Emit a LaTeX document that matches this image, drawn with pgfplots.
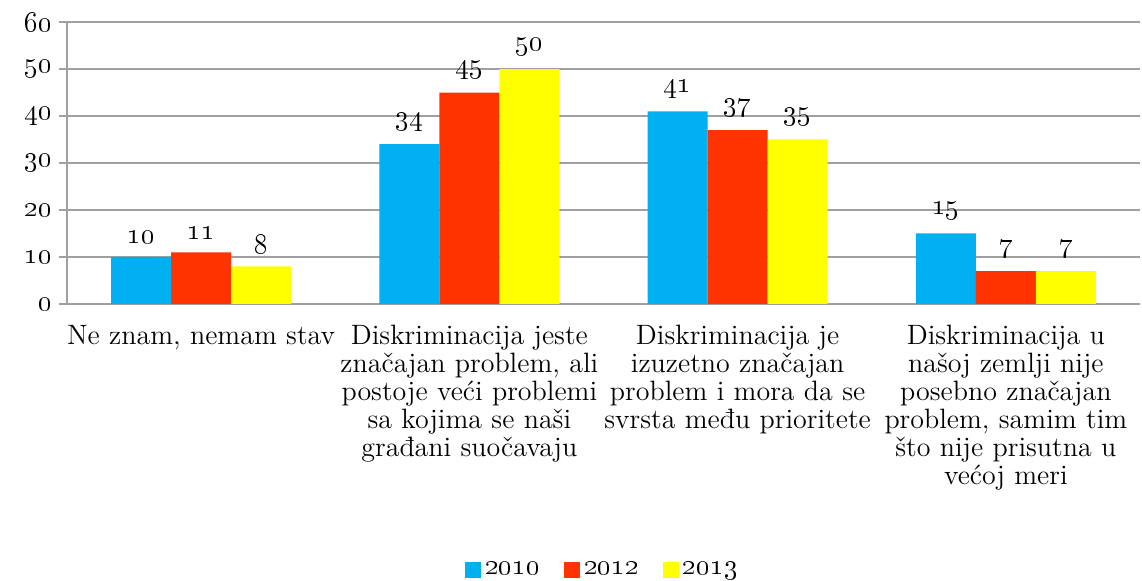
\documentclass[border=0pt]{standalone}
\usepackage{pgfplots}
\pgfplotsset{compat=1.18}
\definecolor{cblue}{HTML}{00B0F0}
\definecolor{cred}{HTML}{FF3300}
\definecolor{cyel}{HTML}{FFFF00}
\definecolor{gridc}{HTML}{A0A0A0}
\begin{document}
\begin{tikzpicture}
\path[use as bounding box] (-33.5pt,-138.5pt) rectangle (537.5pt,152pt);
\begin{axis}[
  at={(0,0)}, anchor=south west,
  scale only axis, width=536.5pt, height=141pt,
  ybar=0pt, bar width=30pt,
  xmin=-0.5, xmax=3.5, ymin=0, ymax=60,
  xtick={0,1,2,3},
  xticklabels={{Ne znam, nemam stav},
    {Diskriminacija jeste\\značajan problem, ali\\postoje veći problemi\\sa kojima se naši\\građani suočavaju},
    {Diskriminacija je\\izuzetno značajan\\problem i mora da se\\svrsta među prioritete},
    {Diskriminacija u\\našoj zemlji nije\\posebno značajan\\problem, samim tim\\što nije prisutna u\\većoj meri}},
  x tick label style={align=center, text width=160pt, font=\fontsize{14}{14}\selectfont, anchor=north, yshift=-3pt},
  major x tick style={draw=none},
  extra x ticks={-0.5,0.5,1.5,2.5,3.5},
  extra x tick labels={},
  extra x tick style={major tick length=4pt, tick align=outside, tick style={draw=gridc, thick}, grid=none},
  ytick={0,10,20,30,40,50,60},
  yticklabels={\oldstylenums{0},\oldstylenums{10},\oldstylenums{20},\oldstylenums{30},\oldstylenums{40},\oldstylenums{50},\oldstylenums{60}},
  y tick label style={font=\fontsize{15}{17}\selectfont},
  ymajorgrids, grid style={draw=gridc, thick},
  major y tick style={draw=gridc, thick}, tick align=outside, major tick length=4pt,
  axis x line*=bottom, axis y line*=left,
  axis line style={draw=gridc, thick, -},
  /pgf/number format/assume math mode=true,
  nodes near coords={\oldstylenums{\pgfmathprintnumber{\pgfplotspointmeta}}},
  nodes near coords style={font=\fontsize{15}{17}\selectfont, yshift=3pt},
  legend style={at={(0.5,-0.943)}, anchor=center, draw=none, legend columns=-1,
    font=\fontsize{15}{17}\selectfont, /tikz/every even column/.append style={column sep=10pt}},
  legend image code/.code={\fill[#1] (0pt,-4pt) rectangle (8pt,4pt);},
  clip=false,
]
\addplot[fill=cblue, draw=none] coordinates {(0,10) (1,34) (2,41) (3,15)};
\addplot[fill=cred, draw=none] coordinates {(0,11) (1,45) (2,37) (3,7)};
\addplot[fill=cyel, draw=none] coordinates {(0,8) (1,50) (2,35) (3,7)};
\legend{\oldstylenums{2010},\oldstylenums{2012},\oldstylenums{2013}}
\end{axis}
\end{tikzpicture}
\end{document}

> [EXERCISE INSTRUCTIONS] Look through the listing above and count the lines where the string "image" appears. Report the number only.

> [EXERCISE RESPONSE] 2